The undercover female tradition that Gilbert and Gubar were talking about was one in which writers as disparate as Austen, Emily Dickinson, the Brontes, Louisa May Alcott and George Eliot used similar themes and images to dramatize the social limitations they themselves suffered as women. Once you started looking for metaphors of confinement, Gilbert and Gubar demonstrated, you saw that novels like Frankenstein, Northanger Abbey and Middlemarch were jampacked with images of locked rooms and closets, dungeons and enclosures, as well as overbearing patriarch-jailors. Also running through 19th century women's novels and poetry were out-of-control characters, "maddened doubles [who] functioned as asocial surrogates for [more] docile [female] selves." The most famous example of one of these doubles gave Gilbert and Gubar's book its catchy title: howling Bertha Rochester, imprisoned in her husband's attic, giving vent to the forbidden feminist anger of plain Jane Eyre.
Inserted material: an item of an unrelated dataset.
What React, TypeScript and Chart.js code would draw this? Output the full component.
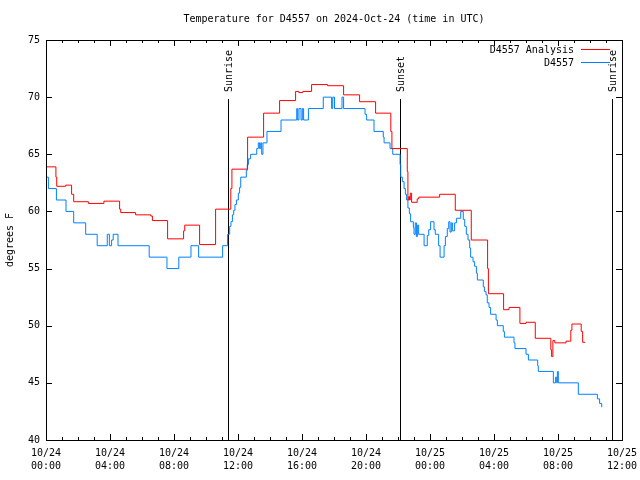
import { useEffect, useRef } from 'react';
import { Chart, registerables } from 'chart.js';

Chart.register(...registerables);

const FONT = '"DejaVu Sans Mono", "Liberation Mono", monospace';

const TITLE = 'Temperature for D4557 on 2024-Oct-24 (time in UTC)';
const Y_LABEL = 'degrees F';

// hours since 2024-10-24 00:00 UTC
const xTickLabels = [
  ['10/24', '00:00'], ['10/24', '04:00'], ['10/24', '08:00'], ['10/24', '12:00'],
  ['10/24', '16:00'], ['10/24', '20:00'], ['10/25', '00:00'], ['10/25', '04:00'],
  ['10/25', '08:00'], ['10/25', '12:00'],
];

const analysisLabel = 'D4557 Analysis';
const analysisHours = [
  0, 0.62, 0.67, 1.23, 1.6, 1.73, 2.65, 3.62, 4.6, 4.67, 5.6, 6.55, 6.65, 7.6, 8.6, 8.67,
  9.6, 10.6, 11.55, 11.62, 12.6, 13.6, 14.6, 15.6, 15.8, 16.05, 16.6, 17.6, 18.6, 19.6,
  20.6, 21.55, 21.62, 22.58, 22.62, 22.67, 22.72, 22.77, 22.85, 23.2, 23.3, 24.6, 25.58,
  26.58, 27.6, 27.65, 28.6, 28.94, 29.62, 30.0, 30.58, 31.55, 31.6, 31.68, 31.8, 32.5,
  32.8, 32.87, 33.45, 33.54, 33.7,
];
const analysisTemps = [
  63.9, 63.0, 62.2, 62.3, 61.5, 60.85, 60.7, 60.9, 60.2, 59.9, 59.7, 59.6, 59.2, 57.6, 58.3, 58.8,
  57.1, 60.2, 62.0, 63.7, 66.5, 68.6, 69.7, 70.5, 70.4, 70.5, 71.1, 71.0, 70.2, 69.6,
  68.6, 67.0, 65.5, 63.5, 61.0, 61.3, 61.0, 61.6, 60.8, 61.1, 61.25, 61.5, 60.1,
  57.5, 55.0, 52.8, 51.4, 51.6, 50.2, 50.3, 48.9, 47.9, 47.3, 48.7, 48.5, 48.65,
  49.6, 50.15, 49.5, 48.55, 48.55,
];

const obsLabel = 'D4557';
const obsHours = [
  0, 0.15, 0.65, 1.25, 1.73, 2.48, 3.2, 3.83, 3.96, 4.1, 4.2, 4.5, 6.45, 7.56, 8.3, 9.06,
  9.54, 11.04, 11.35, 11.48, 11.56, 11.65, 11.73, 11.81, 11.9, 12.02, 12.1, 12.17, 12.52,
  12.58, 12.65, 12.79, 13.17, 13.27, 13.35, 13.42, 13.48, 13.56, 13.81, 14.69, 15.67,
  15.73, 15.81, 15.94, 16.02, 16.1, 16.4, 17.33, 17.85, 17.92, 18.03, 18.5, 18.6, 19.94,
  20.04, 20.5, 21.08, 21.13, 21.5, 21.67, 22.13, 22.17, 22.27, 22.38, 22.46, 22.54, 22.62,
  22.71, 22.79, 22.96, 23.0, 23.08, 23.15, 23.21, 23.29, 23.63, 23.83, 23.92, 24.04, 24.25,
  24.33, 24.54, 24.63, 24.88, 24.96, 25.08, 25.17, 25.25, 25.33, 25.4, 25.54, 25.65, 25.92,
  26.08, 26.17, 26.27, 26.375, 26.48, 26.54, 26.69, 26.79, 26.9, 26.96, 27.33, 27.4, 27.5,
  27.58, 27.69, 27.79, 28.13, 28.21, 28.58, 28.65, 29.25, 29.31, 30.0, 30.15, 30.73, 30.77,
  31.71, 31.85, 31.92, 31.96, 32.02, 33.27, 34.46, 34.6, 34.73, 34.76,
];
const obsTemps = [
  63, 62, 61, 60, 59, 58, 57, 58, 57, 57.5, 58, 57, 56, 55, 56, 57,
  56, 57, 58, 58.7, 59.1, 59.7, 60.1, 60.6, 61, 61.6, 62.1, 63, 63.6,
  64.1, 64.6, 65, 65.5, 66, 65.5, 66, 65, 66, 67, 68, 69,
  68, 69, 68, 69, 68, 69, 70, 69, 70, 69, 70, 69, 68.5,
  68, 67, 66.5, 66, 65.5, 65, 64.1, 63, 62.6, 62, 61.5, 61, 60.3,
  59.8, 59.1, 58.6, 58, 59, 57.8, 58.8, 58, 57, 57.9, 58.4, 59.1, 58.4,
  58, 57, 56, 57, 57.8, 58.5, 59.1, 58.2, 59, 58.3, 59, 59.4, 60,
  59.3, 58.7, 58, 57.5, 56.8, 56, 55.6, 55.2, 54.6, 54, 53.4, 53, 52.7,
  52, 51.6, 51, 50.5, 50, 49.5, 49, 48.5, 48, 47.5, 47, 46.5, 46,
  45, 45.5, 45, 46, 45, 44, 43.6, 43.2, 42.9, 42.9,
];

const sunLabels = ['Sunrise', 'Sunset', 'Sunrise'];
const sunHours = [11.4, 22.15, 35.4];

const overlay = {
  id: 'overlay',
  beforeDatasetsDraw(chart: any) {
    const { ctx, chartArea } = chart;
    const xs = chart.scales.x;
    ctx.save();
    ctx.strokeStyle = '#000';
    ctx.lineWidth = 1;
    ctx.fillStyle = '#000';
    ctx.font = `10px ${FONT}`;
    sunHours.forEach((h, i) => {
      const px = Math.round(xs.getPixelForValue(h)) + 0.5;
      ctx.beginPath();
      ctx.moveTo(px, 99);
      ctx.lineTo(px, chartArea.bottom);
      ctx.stroke();
      ctx.save();
      ctx.translate(px + 1, 92);
      ctx.rotate(-Math.PI / 2);
      ctx.textAlign = 'left';
      ctx.textBaseline = 'middle';
      ctx.fillText(sunLabels[i], 0, 0);
      ctx.restore();
    });
    ctx.restore();
  },
  afterDraw(chart: any) {
    const { ctx, chartArea } = chart;
    const xs = chart.scales.x;
    const ys = chart.scales.y;
    const L = chartArea.left, R = chartArea.right, T = chartArea.top, B = chartArea.bottom;
    ctx.save();
    ctx.strokeStyle = '#000';
    ctx.fillStyle = '#000';
    ctx.lineWidth = 1;
    ctx.strokeRect(Math.round(L) + 0.5, Math.round(T) + 0.5, Math.round(R - L), Math.round(B - T));
    ctx.beginPath();
    for (let h = 0; h <= 36; h += 1) {
      const px = Math.round(xs.getPixelForValue(h)) + 0.5;
      const len = h % 4 === 0 ? 6 : 3;
      ctx.moveTo(px, B); ctx.lineTo(px, B - len);
      ctx.moveTo(px, T); ctx.lineTo(px, T + len);
    }
    for (let v = 40; v <= 75; v += 5) {
      const py = Math.round(ys.getPixelForValue(v)) + 0.5;
      ctx.moveTo(L, py); ctx.lineTo(L + 6, py);
      ctx.moveTo(R, py); ctx.lineTo(R - 6, py);
    }
    ctx.stroke();

    ctx.font = `10px ${FONT}`;
    ctx.textAlign = 'center';
    ctx.textBaseline = 'middle';
    ctx.fillText(TITLE, (L + R) / 2, 19.5);

    ctx.save();
    ctx.translate(10, (T + B) / 2);
    ctx.rotate(-Math.PI / 2);
    ctx.fillText(Y_LABEL, 0, 0);
    ctx.restore();

    ctx.textAlign = 'right';
    ctx.fillText(analysisLabel, 574, 50);
    ctx.fillText(obsLabel, 574, 63);
    ctx.beginPath();
    ctx.strokeStyle = '#ff0000';
    ctx.moveTo(581, 49.5); ctx.lineTo(610, 49.5);
    ctx.stroke();
    ctx.beginPath();
    ctx.strokeStyle = '#0080ff';
    ctx.moveTo(581, 62.5); ctx.lineTo(610, 62.5);
    ctx.stroke();
    ctx.restore();
  },
};

export default function App() {
  const ref = useRef<HTMLCanvasElement | null>(null);
  useEffect(() => {
    const canvas = ref.current;
    if (!canvas) return;
    const font = { family: FONT, size: 10 };
    const chart = new Chart(canvas, {
      type: 'line',
      data: {
        datasets: [
          {
            label: analysisLabel,
            data: analysisHours.map((h, i) => ({ x: h, y: analysisTemps[i] })),
            borderColor: '#ff0000',
            borderWidth: 1,
            pointRadius: 0,
            stepped: true,
            fill: false,
          },
          {
            label: obsLabel,
            data: obsHours.map((h, i) => ({ x: h, y: obsTemps[i] })),
            borderColor: '#0080ff',
            borderWidth: 1,
            pointRadius: 0,
            stepped: true,
            fill: false,
          },
        ],
      },
      options: {
        animation: false,
        responsive: false,
        devicePixelRatio: 1,
        layout: { padding: { top: 40, right: 18, left: 0, bottom: 0 } },
        plugins: {
          legend: { display: false },
          title: { display: false },
          tooltip: { enabled: false },
        },
        scales: {
          x: {
            type: 'linear',
            min: 0,
            max: 36,
            grid: { display: false, drawTicks: false },
            border: { display: false },
            ticks: {
              stepSize: 4,
              autoSkip: false,
              maxRotation: 0,
              padding: 7,
              color: '#000',
              font: { ...font, lineHeight: 1.3 },
              callback: (v: any) => xTickLabels[Math.round(Number(v) / 4)] as any,
            },
            afterFit: (s: any) => { s.height = 40; s.paddingLeft = 0; s.paddingRight = 0; },
          },
          y: {
            type: 'linear',
            min: 40,
            max: 75,
            grid: { display: false, drawTicks: false },
            border: { display: false },
            ticks: { stepSize: 5, padding: 6, color: '#000', font },
            afterFit: (s: any) => { s.width = 46; s.paddingTop = 0; s.paddingBottom = 0; },
          },
        },
      } as any,
      plugins: [overlay],
    });
    return () => chart.destroy();
  }, []);
  return (
    <div style={{ position: 'fixed', left: 0, top: 0, width: 640, height: 480, background: '#fff' }}>
      <canvas ref={ref} width={640} height={480} style={{ display: 'block', width: 640, height: 480 }} />
    </div>
  );
}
To read The Madwoman in the Attic the first time round was thrilling — as though you'd been introduced to a secret code in women's literature, hiding in plain sight. But the value of Madwoman is much more than sentimental: The reason I still have my 1981 paperback is that I refer to it all the time when I teach 19th century literature and my students dip into it, too.
How many works of literary criticism have become classics themselves? If you're an old English major you may think of a few — M.H. Abrams' The Mirror and the Lamp, Erich Auerbach's Mimesis, Edward Said's Orientalism, essays by T.S. Eliot and W.H. Auden — but the list is short and, once again, pretty boy-heavy. Gilbert and Gubar's close readings remain sharp, and even if their pioneering punning wordplay now seems a bit tired, the adventurousness of their argument remains undiminished. Their celebration of the rebelliousness of women writers and their female heroines shapes our contemporary cinematic and even Masterpiece Theatre depictions of Elizabeth Bennet, Jane Eyre and Jo March, and contributes to the ongoing invention of characters like Lady Sybil Crawley.
One more word in praise of The Madwoman in the Attic: To write the book, Gilbert and Gubar had to know their Milton and all the other dead white male writers their female subjects read. Unlike some scholars who followed, Gilbert and Gubar weren't arguing against the existence of a literary canon; instead, they wanted to mix it up, make it more expansive and combative.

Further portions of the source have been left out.